We’ve got to get America beyond Ellis Island: America needs people, but not just the tired, poor, and huddled immigrants referenced by Lady Liberty. Though we are a nation of immigrants, the American 20th and 21st century success means that we must find a way to attract the creme-da-la-creme to start businesses in America.
The proposed Startup Act 2.0 puts America on the right path to attracting just that. The Act, introduced Tuesday as a bipartisan effort by Senators Jerry Moran, Mark Warner, Marco Rubio, and Chris Coons, is designed to help America regain the edge in attracting top entrepreneurs.
As the bill’s authors state, “Research has shown that for close to three decades, companies less than five years old have created almost all of the net new jobs in America—averaging about 3 million jobs each year. ”
As other nations develop, it is increasingly necessary for America to retain its edge by creating the best new businesses. However, as an entrepreneur, academic, and friend, I have heard way too many horror stories about highly intelligent individuals, many of whom have been educated in America, being unable to remain in America after graduation.
America has a dearth of engineers. Our science and math education system is pathetic in relation to the rest of the world. And we have skilled labor jobs that need to be filled. The only way for America to thrive in the future is to retain the undergraduate and postgraduate students who have thrived in this country. What if Sergey Brin had to start Google in Russia? Then America would have far fewer jobs, fewer tax revenues, and less dominance over the Internet industry, not to mention less knowledge. (As Forbes wrote, immigrants make great entrepreneurs.) But the reality is that many awesome American-educated entrepreneurs are returning home.

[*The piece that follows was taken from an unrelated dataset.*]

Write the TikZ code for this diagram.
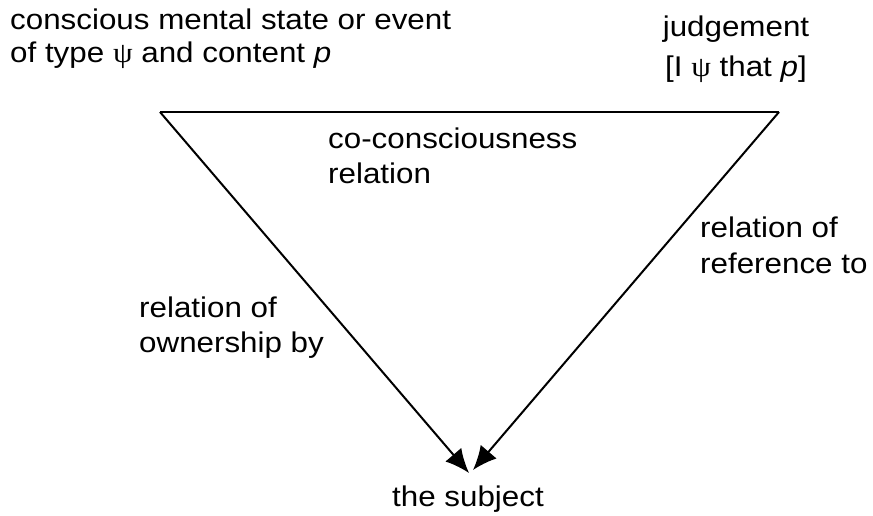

The Startup Act 2.0 is a solid first step to halt this brain drain. One strong feature of the bill is that it “eliminates the per-country numerical limitation for employment-based immigrant visas and adjusts the limitations on family-based visa petitions from 7 percent per country to 15 percent without increasing the total number of available immigrant visas.” This will help America retain Chinese and Indian talent. Immigrants from these countries with large populations are currently getting an unfair shake, so many are returning home to start their businesses.
While there may be some backlash from academic purists, I strongly support the bill’s provision to assist universities by providing “federal funding for research and development to support innovative initiatives at American universities to accelerate and improve the commercialization of taxpayer-funded research. Grants will be awarded to universities pursuing specific initiatives to improve commercialization capacity and to assist universities that want to pursue initiatives that allow faculty to directly commercialize the research.”
Hopefully, these subsidies will enable institutions to incubate businesses while also fostering competition in various markets. While I understand that it may be deemed unfair for some universities to receive funding at the expense of others, so long as jobs are created from the companies that are emerge, America should come out ahead. I view this tactic as particularly helpful when countries like China are directly subsidizing industries to the detriment of American producers, as the American solar sector experienced. (One must note that many Chinese companies are run by “sea turtles,” or Chinese citizens who were educated in America and then returned home.)
Even though both chambers of Congress passed the JOBS Act that was then signed into law by President Obama, this Congress has a poor track record for passing meaningful legislation. Let’s hope that neither party tries to derail this unique bipartisan effort. And if any lawmaker does, may he/she pay with his/her own job this November.
On a personal note, thank you from the bottom of my heart to the authors of this bill who have decided to call it the Startup Act 2.0 rather than the Start-up Act 2.0. That unnecessary hyphen is probably costing the American economy $25 million annually.